Render the material again word for word, skipping the pictures in it.

---

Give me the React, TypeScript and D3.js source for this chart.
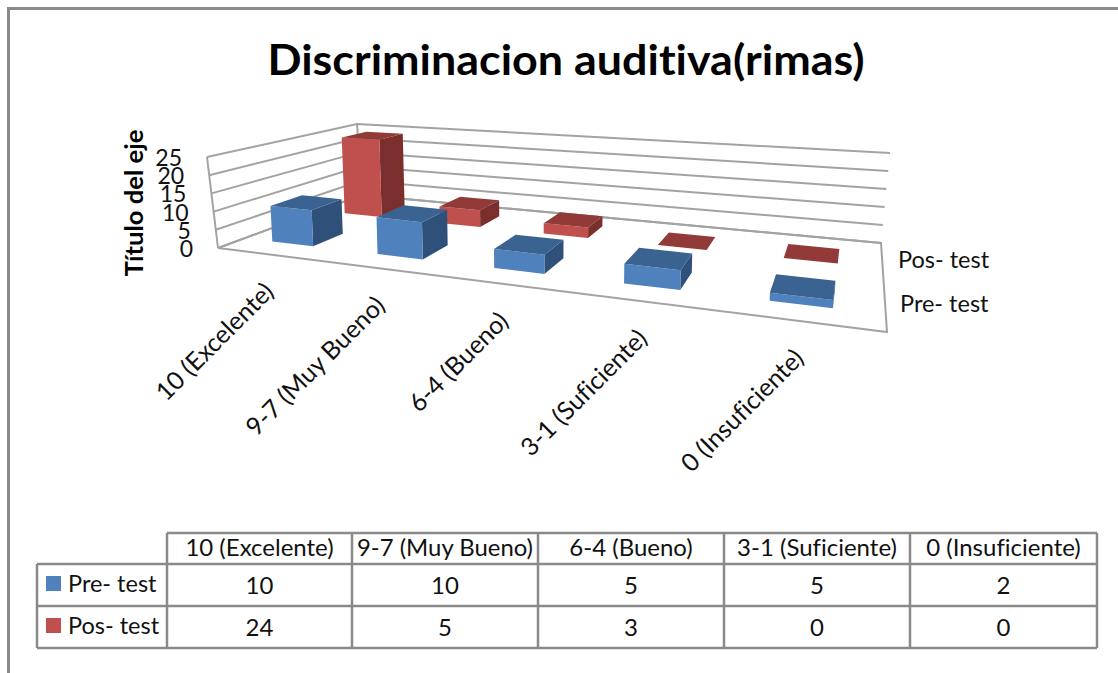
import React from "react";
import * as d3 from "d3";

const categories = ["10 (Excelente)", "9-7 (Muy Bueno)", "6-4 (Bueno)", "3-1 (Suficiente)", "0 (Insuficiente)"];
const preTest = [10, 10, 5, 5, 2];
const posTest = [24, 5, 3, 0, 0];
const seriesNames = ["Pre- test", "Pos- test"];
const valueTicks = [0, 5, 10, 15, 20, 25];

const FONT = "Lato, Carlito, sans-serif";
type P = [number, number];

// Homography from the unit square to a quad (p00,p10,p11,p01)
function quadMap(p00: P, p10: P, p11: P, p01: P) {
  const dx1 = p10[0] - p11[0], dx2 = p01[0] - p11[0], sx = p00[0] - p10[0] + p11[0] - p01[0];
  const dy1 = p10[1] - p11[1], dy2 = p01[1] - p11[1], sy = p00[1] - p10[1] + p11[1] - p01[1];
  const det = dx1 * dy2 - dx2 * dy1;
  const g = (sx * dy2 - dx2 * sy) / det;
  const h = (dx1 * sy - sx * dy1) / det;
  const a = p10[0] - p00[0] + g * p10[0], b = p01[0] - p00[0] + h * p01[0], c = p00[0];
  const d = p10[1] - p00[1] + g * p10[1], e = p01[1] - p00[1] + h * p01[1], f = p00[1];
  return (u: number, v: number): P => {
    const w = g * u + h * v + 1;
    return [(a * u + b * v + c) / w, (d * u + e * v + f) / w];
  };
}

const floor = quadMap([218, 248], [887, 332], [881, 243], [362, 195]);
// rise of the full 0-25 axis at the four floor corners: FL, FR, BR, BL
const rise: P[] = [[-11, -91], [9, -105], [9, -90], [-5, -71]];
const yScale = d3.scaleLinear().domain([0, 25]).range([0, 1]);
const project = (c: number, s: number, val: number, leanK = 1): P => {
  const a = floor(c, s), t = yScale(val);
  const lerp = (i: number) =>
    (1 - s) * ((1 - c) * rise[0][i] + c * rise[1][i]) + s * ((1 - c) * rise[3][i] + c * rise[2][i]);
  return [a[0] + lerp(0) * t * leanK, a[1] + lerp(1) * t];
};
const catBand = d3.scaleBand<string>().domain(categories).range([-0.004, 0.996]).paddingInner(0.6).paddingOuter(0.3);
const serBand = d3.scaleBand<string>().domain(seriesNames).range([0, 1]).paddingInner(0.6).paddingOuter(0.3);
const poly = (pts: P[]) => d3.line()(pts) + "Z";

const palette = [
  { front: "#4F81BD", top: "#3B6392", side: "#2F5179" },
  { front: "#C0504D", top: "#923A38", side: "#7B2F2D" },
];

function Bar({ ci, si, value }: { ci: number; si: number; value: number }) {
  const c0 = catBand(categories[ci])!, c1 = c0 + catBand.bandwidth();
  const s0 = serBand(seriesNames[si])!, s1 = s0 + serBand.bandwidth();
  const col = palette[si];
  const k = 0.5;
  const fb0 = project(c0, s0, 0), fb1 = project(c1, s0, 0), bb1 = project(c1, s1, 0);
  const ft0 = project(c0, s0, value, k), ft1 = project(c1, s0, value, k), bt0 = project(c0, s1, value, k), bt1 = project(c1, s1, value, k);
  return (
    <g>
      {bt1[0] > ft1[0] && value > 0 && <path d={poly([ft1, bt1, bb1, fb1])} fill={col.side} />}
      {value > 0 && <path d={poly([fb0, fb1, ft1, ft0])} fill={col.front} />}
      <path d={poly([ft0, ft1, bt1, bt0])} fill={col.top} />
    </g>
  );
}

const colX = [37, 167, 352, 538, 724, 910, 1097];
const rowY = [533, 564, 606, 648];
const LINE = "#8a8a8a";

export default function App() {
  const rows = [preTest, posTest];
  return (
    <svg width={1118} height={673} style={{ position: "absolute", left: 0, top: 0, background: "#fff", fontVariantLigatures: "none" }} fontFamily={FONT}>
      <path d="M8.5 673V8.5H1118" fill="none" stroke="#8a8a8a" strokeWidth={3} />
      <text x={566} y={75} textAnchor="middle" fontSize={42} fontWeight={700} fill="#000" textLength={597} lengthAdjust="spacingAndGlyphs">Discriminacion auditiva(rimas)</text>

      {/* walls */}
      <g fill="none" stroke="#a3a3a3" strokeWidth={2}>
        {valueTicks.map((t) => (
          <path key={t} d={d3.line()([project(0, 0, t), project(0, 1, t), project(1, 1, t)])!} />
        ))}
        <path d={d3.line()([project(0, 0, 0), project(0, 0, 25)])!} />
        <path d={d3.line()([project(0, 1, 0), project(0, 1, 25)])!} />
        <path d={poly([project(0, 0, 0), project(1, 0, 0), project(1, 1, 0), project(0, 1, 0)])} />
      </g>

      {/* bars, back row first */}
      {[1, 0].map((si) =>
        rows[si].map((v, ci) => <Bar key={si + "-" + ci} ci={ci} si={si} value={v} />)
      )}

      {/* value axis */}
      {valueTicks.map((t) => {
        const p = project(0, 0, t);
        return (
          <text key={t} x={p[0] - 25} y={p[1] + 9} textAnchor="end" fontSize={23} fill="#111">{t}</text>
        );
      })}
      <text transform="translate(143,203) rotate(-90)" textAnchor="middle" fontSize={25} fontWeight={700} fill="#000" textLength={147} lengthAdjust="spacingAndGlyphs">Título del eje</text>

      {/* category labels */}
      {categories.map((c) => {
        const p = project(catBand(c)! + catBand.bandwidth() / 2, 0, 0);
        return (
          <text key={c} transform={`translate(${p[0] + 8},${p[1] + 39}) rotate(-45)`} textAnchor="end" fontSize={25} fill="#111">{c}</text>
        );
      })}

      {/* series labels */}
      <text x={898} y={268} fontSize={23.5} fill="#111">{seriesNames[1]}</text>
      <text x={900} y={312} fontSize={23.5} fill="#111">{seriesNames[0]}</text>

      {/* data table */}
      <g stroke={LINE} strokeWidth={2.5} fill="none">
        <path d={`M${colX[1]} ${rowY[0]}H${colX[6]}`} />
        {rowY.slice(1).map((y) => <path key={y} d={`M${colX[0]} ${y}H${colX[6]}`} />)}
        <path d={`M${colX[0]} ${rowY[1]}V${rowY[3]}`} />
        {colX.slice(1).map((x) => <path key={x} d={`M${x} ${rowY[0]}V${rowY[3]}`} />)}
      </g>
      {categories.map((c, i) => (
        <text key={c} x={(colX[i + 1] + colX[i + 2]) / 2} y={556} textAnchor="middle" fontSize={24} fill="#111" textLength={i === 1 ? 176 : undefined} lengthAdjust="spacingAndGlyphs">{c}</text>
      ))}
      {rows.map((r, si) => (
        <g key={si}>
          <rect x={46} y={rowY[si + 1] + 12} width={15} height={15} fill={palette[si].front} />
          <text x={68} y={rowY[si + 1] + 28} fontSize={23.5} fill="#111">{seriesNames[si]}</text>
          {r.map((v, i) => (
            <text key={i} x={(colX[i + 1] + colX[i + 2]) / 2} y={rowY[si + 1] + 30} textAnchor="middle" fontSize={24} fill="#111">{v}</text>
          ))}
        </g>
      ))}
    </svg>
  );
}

---

* [Answer for the task]
Give me the React, TypeScript and D3.js source for this chart.
import React from "react";
import * as d3 from "d3";

const categories = ["10 (Excelente)", "9-7 (Muy Bueno)", "6-4 (Bueno)", "3-1 (Suficiente)", "0 (Insuficiente)"];
const preTest = [10, 10, 5, 5, 2];
const posTest = [24, 5, 3, 0, 0];
const seriesNames = ["Pre- test", "Pos- test"];
const valueTicks = [0, 5, 10, 15, 20, 25];

const FONT = "Lato, Carlito, sans-serif";
type P = [number, number];

// Homography from the unit square to a quad (p00,p10,p11,p01)
function quadMap(p00: P, p10: P, p11: P, p01: P) {
  const dx1 = p10[0] - p11[0], dx2 = p01[0] - p11[0], sx = p00[0] - p10[0] + p11[0] - p01[0];
  const dy1 = p10[1] - p11[1], dy2 = p01[1] - p11[1], sy = p00[1] - p10[1] + p11[1] - p01[1];
  const det = dx1 * dy2 - dx2 * dy1;
  const g = (sx * dy2 - dx2 * sy) / det;
  const h = (dx1 * sy - sx * dy1) / det;
  const a = p10[0] - p00[0] + g * p10[0], b = p01[0] - p00[0] + h * p01[0], c = p00[0];
  const d = p10[1] - p00[1] + g * p10[1], e = p01[1] - p00[1] + h * p01[1], f = p00[1];
  return (u: number, v: number): P => {
    const w = g * u + h * v + 1;
    return [(a * u + b * v + c) / w, (d * u + e * v + f) / w];
  };
}

const floor = quadMap([218, 248], [887, 332], [881, 243], [362, 195]);
// rise of the full 0-25 axis at the four floor corners: FL, FR, BR, BL
const rise: P[] = [[-11, -91], [9, -105], [9, -90], [-5, -71]];
const yScale = d3.scaleLinear().domain([0, 25]).range([0, 1]);
const project = (c: number, s: number, val: number, leanK = 1): P => {
  const a = floor(c, s), t = yScale(val);
  const lerp = (i: number) =>
    (1 - s) * ((1 - c) * rise[0][i] + c * rise[1][i]) + s * ((1 - c) * rise[3][i] + c * rise[2][i]);
  return [a[0] + lerp(0) * t * leanK, a[1] + lerp(1) * t];
};
const catBand = d3.scaleBand<string>().domain(categories).range([-0.004, 0.996]).paddingInner(0.6).paddingOuter(0.3);
const serBand = d3.scaleBand<string>().domain(seriesNames).range([0, 1]).paddingInner(0.6).paddingOuter(0.3);
const poly = (pts: P[]) => d3.line()(pts) + "Z";

const palette = [
  { front: "#4F81BD", top: "#3B6392", side: "#2F5179" },
  { front: "#C0504D", top: "#923A38", side: "#7B2F2D" },
];

function Bar({ ci, si, value }: { ci: number; si: number; value: number }) {
  const c0 = catBand(categories[ci])!, c1 = c0 + catBand.bandwidth();
  const s0 = serBand(seriesNames[si])!, s1 = s0 + serBand.bandwidth();
  const col = palette[si];
  const k = 0.5;
  const fb0 = project(c0, s0, 0), fb1 = project(c1, s0, 0), bb1 = project(c1, s1, 0);
  const ft0 = project(c0, s0, value, k), ft1 = project(c1, s0, value, k), bt0 = project(c0, s1, value, k), bt1 = project(c1, s1, value, k);
  return (
    <g>
      {bt1[0] > ft1[0] && value > 0 && <path d={poly([ft1, bt1, bb1, fb1])} fill={col.side} />}
      {value > 0 && <path d={poly([fb0, fb1, ft1, ft0])} fill={col.front} />}
      <path d={poly([ft0, ft1, bt1, bt0])} fill={col.top} />
    </g>
  );
}

const colX = [37, 167, 352, 538, 724, 910, 1097];
const rowY = [533, 564, 606, 648];
const LINE = "#8a8a8a";

export default function App() {
  const rows = [preTest, posTest];
  return (
    <svg width={1118} height={673} style={{ position: "absolute", left: 0, top: 0, background: "#fff", fontVariantLigatures: "none" }} fontFamily={FONT}>
      <path d="M8.5 673V8.5H1118" fill="none" stroke="#8a8a8a" strokeWidth={3} />
      <text x={566} y={75} textAnchor="middle" fontSize={42} fontWeight={700} fill="#000" textLength={597} lengthAdjust="spacingAndGlyphs">Discriminacion auditiva(rimas)</text>

      {/* walls */}
      <g fill="none" stroke="#a3a3a3" strokeWidth={2}>
        {valueTicks.map((t) => (
          <path key={t} d={d3.line()([project(0, 0, t), project(0, 1, t), project(1, 1, t)])!} />
        ))}
        <path d={d3.line()([project(0, 0, 0), project(0, 0, 25)])!} />
        <path d={d3.line()([project(0, 1, 0), project(0, 1, 25)])!} />
        <path d={poly([project(0, 0, 0), project(1, 0, 0), project(1, 1, 0), project(0, 1, 0)])} />
      </g>

      {/* bars, back row first */}
      {[1, 0].map((si) =>
        rows[si].map((v, ci) => <Bar key={si + "-" + ci} ci={ci} si={si} value={v} />)
      )}

      {/* value axis */}
      {valueTicks.map((t) => {
        const p = project(0, 0, t);
        return (
          <text key={t} x={p[0] - 25} y={p[1] + 9} textAnchor="end" fontSize={23} fill="#111">{t}</text>
        );
      })}
      <text transform="translate(143,203) rotate(-90)" textAnchor="middle" fontSize={25} fontWeight={700} fill="#000" textLength={147} lengthAdjust="spacingAndGlyphs">Título del eje</text>

      {/* category labels */}
      {categories.map((c) => {
        const p = project(catBand(c)! + catBand.bandwidth() / 2, 0, 0);
        return (
          <text key={c} transform={`translate(${p[0] + 8},${p[1] + 39}) rotate(-45)`} textAnchor="end" fontSize={25} fill="#111">{c}</text>
        );
      })}

      {/* series labels */}
      <text x={898} y={268} fontSize={23.5} fill="#111">{seriesNames[1]}</text>
      <text x={900} y={312} fontSize={23.5} fill="#111">{seriesNames[0]}</text>

      {/* data table */}
      <g stroke={LINE} strokeWidth={2.5} fill="none">
        <path d={`M${colX[1]} ${rowY[0]}H${colX[6]}`} />
        {rowY.slice(1).map((y) => <path key={y} d={`M${colX[0]} ${y}H${colX[6]}`} />)}
        <path d={`M${colX[0]} ${rowY[1]}V${rowY[3]}`} />
        {colX.slice(1).map((x) => <path key={x} d={`M${x} ${rowY[0]}V${rowY[3]}`} />)}
      </g>
      {categories.map((c, i) => (
        <text key={c} x={(colX[i + 1] + colX[i + 2]) / 2} y={556} textAnchor="middle" fontSize={24} fill="#111" textLength={i === 1 ? 176 : undefined} lengthAdjust="spacingAndGlyphs">{c}</text>
      ))}
      {rows.map((r, si) => (
        <g key={si}>
          <rect x={46} y={rowY[si + 1] + 12} width={15} height={15} fill={palette[si].front} />
          <text x={68} y={rowY[si + 1] + 28} fontSize={23.5} fill="#111">{seriesNames[si]}</text>
          {r.map((v, i) => (
            <text key={i} x={(colX[i + 1] + colX[i + 2]) / 2} y={rowY[si + 1] + 30} textAnchor="middle" fontSize={24} fill="#111">{v}</text>
          ))}
        </g>
      ))}
    </svg>
  );
}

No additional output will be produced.